==== Task inputs
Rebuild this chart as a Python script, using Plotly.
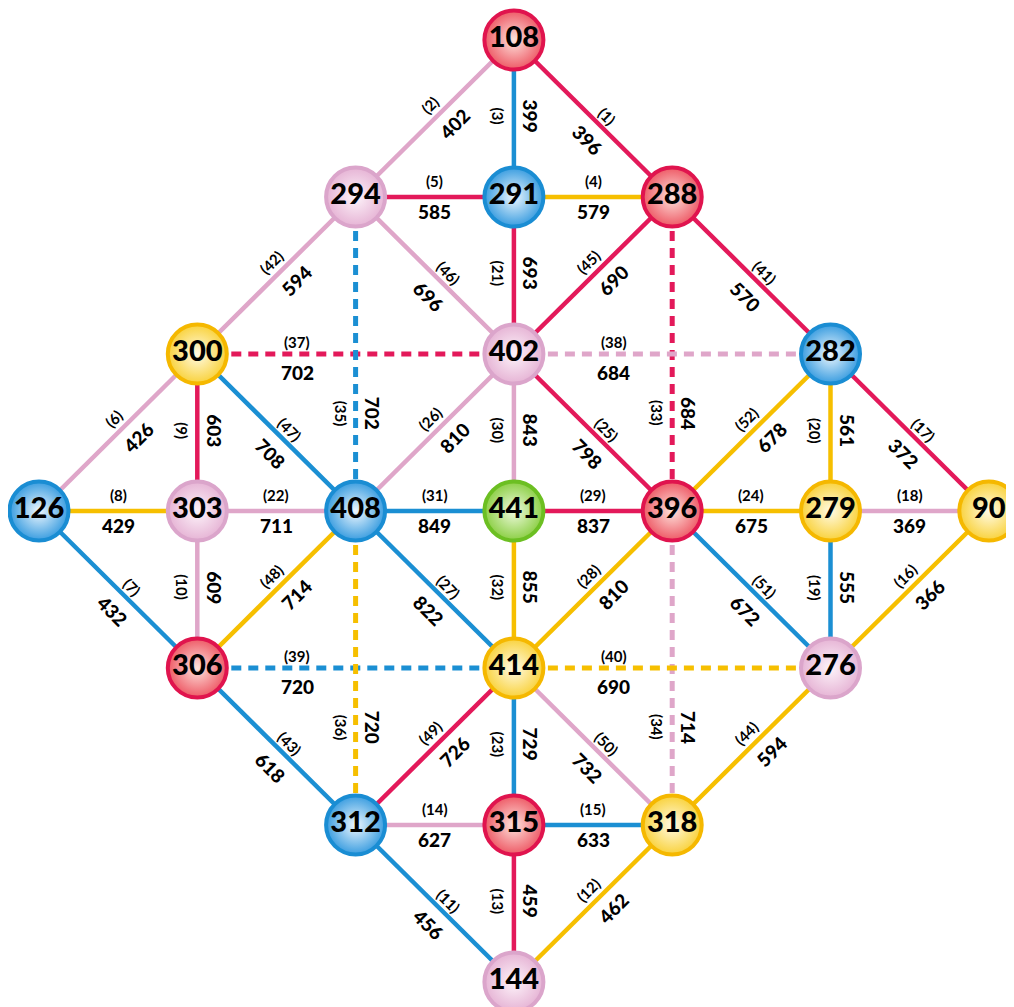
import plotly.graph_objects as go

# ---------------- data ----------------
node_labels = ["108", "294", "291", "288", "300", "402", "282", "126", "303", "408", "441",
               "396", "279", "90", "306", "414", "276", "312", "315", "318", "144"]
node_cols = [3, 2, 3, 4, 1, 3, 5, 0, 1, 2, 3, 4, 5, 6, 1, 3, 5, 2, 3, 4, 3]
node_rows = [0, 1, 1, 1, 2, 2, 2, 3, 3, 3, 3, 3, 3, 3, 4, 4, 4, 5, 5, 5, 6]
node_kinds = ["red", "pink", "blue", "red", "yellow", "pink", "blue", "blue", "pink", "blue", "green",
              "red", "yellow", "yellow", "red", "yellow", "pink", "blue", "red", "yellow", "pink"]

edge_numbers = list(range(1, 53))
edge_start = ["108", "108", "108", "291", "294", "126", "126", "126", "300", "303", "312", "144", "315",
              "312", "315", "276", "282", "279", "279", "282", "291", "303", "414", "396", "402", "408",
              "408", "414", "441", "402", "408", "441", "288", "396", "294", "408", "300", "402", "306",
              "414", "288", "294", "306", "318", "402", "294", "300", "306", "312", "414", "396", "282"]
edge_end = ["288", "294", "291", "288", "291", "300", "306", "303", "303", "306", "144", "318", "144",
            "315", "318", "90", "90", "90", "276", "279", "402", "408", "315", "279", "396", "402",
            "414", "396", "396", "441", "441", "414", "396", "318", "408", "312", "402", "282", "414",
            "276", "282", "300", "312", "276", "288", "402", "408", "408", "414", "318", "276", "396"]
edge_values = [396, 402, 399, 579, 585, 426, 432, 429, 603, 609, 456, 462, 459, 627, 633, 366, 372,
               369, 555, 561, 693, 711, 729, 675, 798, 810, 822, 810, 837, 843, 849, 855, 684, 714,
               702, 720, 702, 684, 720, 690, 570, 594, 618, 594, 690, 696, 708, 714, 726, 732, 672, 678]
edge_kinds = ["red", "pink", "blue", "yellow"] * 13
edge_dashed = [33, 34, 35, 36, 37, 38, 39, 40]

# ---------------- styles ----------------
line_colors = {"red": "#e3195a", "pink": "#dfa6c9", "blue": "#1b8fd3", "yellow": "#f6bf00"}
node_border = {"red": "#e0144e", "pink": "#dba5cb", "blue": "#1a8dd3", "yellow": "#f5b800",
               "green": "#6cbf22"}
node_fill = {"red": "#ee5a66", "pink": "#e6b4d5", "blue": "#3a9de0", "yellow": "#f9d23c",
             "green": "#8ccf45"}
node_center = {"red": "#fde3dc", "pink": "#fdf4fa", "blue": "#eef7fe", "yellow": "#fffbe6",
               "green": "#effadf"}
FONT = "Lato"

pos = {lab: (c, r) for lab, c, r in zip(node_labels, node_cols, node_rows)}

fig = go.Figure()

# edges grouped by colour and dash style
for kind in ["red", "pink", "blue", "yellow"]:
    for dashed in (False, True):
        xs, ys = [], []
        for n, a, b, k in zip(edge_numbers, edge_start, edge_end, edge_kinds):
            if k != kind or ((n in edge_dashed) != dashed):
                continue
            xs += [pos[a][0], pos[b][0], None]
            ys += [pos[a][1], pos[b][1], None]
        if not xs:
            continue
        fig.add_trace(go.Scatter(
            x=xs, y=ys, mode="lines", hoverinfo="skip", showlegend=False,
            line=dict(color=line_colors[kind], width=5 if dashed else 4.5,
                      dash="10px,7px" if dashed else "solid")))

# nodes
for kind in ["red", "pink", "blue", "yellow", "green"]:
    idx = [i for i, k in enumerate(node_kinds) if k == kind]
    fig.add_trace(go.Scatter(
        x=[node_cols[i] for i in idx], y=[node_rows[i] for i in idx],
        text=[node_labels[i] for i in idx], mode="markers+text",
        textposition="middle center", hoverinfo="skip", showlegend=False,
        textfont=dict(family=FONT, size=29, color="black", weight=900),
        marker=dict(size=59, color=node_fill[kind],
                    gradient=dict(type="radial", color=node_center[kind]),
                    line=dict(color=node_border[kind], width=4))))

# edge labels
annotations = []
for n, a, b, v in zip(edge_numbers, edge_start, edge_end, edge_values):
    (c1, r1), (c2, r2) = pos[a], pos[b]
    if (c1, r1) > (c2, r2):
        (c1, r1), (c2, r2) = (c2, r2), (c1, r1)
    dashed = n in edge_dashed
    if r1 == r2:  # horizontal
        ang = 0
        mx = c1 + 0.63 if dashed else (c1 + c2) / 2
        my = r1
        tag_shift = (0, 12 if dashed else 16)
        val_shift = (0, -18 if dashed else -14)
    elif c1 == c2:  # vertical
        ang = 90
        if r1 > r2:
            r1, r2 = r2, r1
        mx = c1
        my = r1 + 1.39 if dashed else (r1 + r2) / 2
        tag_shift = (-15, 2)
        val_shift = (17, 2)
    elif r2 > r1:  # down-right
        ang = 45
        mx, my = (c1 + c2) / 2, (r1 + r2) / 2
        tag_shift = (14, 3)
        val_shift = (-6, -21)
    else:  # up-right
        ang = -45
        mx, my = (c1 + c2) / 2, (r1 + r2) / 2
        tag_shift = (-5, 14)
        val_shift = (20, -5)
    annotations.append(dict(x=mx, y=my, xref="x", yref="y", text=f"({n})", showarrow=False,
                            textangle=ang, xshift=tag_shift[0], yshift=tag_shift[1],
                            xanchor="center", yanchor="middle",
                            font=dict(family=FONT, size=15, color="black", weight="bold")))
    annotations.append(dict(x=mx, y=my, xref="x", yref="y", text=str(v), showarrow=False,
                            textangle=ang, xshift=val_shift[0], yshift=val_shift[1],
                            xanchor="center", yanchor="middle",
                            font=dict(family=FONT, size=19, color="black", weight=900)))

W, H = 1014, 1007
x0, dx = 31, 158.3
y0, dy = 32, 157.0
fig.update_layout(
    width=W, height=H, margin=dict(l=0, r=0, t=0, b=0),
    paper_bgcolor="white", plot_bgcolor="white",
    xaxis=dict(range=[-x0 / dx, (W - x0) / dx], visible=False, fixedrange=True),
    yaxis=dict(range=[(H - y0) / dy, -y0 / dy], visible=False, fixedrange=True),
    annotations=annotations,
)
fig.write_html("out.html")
========
==== Task inputs
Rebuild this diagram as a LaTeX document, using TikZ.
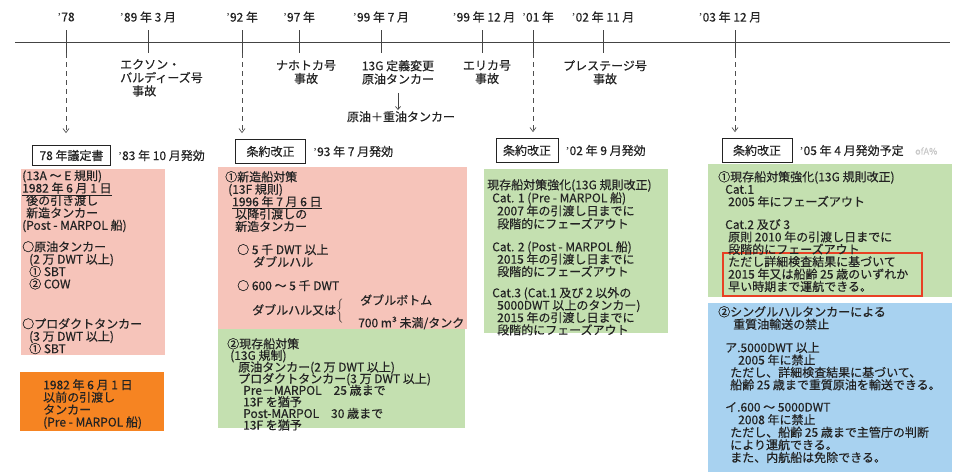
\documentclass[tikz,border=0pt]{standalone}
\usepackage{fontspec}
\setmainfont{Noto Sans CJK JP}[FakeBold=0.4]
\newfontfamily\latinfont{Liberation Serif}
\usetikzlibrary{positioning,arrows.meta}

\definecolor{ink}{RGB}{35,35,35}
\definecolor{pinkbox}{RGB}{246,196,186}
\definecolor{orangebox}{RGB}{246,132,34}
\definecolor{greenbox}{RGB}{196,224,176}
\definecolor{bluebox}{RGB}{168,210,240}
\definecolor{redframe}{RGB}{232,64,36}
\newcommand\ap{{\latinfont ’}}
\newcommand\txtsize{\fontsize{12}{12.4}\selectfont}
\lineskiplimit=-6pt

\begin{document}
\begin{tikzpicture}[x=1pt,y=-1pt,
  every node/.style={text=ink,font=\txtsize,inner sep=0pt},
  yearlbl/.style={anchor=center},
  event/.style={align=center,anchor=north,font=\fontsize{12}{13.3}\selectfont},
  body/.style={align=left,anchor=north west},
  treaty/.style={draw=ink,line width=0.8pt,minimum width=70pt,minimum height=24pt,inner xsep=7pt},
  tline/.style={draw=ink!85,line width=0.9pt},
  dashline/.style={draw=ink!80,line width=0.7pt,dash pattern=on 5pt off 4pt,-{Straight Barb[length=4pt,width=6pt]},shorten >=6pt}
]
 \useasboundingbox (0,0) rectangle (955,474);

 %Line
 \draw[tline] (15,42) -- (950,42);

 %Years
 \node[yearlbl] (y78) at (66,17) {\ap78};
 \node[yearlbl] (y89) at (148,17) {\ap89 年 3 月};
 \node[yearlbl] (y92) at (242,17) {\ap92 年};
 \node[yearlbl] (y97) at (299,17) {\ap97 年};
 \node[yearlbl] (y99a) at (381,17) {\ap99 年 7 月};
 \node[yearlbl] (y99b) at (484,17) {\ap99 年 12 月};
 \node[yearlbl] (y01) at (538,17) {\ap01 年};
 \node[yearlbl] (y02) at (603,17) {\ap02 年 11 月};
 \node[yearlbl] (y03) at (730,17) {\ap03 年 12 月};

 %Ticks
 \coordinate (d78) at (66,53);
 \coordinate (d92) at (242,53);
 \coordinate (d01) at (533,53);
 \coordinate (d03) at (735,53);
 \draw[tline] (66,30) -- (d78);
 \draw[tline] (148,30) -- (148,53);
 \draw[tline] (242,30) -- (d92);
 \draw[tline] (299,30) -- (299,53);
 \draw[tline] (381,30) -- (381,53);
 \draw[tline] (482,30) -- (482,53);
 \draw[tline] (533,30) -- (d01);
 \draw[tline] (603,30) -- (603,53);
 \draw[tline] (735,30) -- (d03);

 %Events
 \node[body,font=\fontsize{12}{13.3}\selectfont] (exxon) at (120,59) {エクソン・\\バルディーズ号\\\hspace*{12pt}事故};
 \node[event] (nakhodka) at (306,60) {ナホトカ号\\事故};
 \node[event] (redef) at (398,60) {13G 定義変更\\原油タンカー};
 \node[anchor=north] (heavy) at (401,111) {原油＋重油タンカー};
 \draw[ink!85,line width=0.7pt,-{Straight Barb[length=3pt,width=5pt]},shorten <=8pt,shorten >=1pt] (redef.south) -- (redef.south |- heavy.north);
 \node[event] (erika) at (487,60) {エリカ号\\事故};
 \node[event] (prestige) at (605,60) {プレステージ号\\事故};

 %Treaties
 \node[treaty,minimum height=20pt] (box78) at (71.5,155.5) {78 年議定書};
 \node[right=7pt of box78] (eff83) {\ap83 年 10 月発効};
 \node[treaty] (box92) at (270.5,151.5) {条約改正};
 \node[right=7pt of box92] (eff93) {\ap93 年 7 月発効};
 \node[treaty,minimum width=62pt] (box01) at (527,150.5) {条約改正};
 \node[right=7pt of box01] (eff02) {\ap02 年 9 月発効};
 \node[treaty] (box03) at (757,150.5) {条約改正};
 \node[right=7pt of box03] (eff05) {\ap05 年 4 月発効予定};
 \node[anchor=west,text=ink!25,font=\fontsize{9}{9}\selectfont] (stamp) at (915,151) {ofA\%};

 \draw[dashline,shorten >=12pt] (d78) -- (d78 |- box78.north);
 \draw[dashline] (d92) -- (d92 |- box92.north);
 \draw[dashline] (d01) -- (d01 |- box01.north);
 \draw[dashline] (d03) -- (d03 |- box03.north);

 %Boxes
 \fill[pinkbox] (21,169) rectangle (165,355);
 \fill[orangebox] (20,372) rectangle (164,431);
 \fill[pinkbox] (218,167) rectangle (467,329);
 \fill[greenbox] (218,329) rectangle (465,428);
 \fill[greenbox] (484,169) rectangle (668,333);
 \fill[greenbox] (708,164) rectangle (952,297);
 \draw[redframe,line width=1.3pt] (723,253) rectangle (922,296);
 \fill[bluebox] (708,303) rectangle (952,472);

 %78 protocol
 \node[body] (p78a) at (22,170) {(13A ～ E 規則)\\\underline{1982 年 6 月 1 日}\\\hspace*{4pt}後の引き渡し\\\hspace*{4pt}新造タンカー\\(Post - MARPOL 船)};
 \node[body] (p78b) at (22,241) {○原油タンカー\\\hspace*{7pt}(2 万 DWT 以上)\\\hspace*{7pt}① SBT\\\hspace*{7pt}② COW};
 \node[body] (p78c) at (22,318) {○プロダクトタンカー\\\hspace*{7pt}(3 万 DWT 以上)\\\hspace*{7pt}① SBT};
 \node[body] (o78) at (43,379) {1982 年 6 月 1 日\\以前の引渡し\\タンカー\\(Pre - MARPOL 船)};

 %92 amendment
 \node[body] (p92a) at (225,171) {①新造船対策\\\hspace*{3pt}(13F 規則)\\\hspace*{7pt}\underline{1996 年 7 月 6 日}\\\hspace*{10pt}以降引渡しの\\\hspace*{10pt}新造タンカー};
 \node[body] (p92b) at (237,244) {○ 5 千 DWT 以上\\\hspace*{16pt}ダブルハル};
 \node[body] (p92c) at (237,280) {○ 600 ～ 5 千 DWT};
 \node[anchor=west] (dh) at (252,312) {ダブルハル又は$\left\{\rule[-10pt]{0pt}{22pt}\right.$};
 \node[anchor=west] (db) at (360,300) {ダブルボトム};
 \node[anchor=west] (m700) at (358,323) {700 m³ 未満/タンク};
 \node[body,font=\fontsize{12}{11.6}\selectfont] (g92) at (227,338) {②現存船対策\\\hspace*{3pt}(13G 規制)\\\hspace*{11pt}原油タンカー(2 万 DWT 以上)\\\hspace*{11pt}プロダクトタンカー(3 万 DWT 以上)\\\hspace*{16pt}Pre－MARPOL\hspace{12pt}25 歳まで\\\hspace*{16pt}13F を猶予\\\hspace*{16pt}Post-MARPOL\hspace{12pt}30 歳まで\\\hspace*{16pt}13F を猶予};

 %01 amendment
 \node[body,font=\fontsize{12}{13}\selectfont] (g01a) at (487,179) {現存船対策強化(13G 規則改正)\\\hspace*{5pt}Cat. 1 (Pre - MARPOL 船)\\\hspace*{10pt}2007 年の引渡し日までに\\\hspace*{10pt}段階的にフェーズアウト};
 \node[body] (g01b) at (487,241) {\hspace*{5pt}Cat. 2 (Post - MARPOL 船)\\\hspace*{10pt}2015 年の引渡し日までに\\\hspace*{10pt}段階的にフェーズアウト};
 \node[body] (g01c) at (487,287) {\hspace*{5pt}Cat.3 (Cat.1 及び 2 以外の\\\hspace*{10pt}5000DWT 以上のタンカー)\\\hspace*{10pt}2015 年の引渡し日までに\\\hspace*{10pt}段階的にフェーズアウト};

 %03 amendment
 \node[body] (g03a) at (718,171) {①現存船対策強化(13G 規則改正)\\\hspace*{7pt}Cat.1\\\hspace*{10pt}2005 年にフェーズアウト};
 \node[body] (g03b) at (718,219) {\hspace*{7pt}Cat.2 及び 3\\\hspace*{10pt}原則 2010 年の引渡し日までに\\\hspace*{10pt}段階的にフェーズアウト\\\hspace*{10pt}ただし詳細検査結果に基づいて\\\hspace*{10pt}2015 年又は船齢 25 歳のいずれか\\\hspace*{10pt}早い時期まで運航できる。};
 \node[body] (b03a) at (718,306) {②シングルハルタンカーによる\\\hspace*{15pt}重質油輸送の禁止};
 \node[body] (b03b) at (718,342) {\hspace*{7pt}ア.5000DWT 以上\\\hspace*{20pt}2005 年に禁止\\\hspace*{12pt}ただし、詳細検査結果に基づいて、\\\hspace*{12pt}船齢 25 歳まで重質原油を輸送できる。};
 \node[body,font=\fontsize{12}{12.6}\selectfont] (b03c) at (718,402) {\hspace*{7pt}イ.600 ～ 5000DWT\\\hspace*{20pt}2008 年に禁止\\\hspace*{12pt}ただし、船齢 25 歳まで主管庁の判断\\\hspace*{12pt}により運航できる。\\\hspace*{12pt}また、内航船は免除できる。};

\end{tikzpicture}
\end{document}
========
Set exercise: Keep to the lines above from the line with "Rebuild this diagram" to the line with "(y03) at (730,17)", and set down exactly those, inclusive, with nothing else and every picture left out.

Written reply:
Rebuild this diagram as a LaTeX document, using TikZ.
\documentclass[tikz,border=0pt]{standalone}
\usepackage{fontspec}
\setmainfont{Noto Sans CJK JP}[FakeBold=0.4]
\newfontfamily\latinfont{Liberation Serif}
\usetikzlibrary{positioning,arrows.meta}

\definecolor{ink}{RGB}{35,35,35}
\definecolor{pinkbox}{RGB}{246,196,186}
\definecolor{orangebox}{RGB}{246,132,34}
\definecolor{greenbox}{RGB}{196,224,176}
\definecolor{bluebox}{RGB}{168,210,240}
\definecolor{redframe}{RGB}{232,64,36}
\newcommand\ap{{\latinfont ’}}
\newcommand\txtsize{\fontsize{12}{12.4}\selectfont}
\lineskiplimit=-6pt

\begin{document}
\begin{tikzpicture}[x=1pt,y=-1pt,
  every node/.style={text=ink,font=\txtsize,inner sep=0pt},
  yearlbl/.style={anchor=center},
  event/.style={align=center,anchor=north,font=\fontsize{12}{13.3}\selectfont},
  body/.style={align=left,anchor=north west},
  treaty/.style={draw=ink,line width=0.8pt,minimum width=70pt,minimum height=24pt,inner xsep=7pt},
  tline/.style={draw=ink!85,line width=0.9pt},
  dashline/.style={draw=ink!80,line width=0.7pt,dash pattern=on 5pt off 4pt,-{Straight Barb[length=4pt,width=6pt]},shorten >=6pt}
]
 \useasboundingbox (0,0) rectangle (955,474);

 %Line
 \draw[tline] (15,42) -- (950,42);

 %Years
 \node[yearlbl] (y78) at (66,17) {\ap78};
 \node[yearlbl] (y89) at (148,17) {\ap89 年 3 月};
 \node[yearlbl] (y92) at (242,17) {\ap92 年};
 \node[yearlbl] (y97) at (299,17) {\ap97 年};
 \node[yearlbl] (y99a) at (381,17) {\ap99 年 7 月};
 \node[yearlbl] (y99b) at (484,17) {\ap99 年 12 月};
 \node[yearlbl] (y01) at (538,17) {\ap01 年};
 \node[yearlbl] (y02) at (603,17) {\ap02 年 11 月};
 \node[yearlbl] (y03) at (730,17) {\ap03 年 12 月};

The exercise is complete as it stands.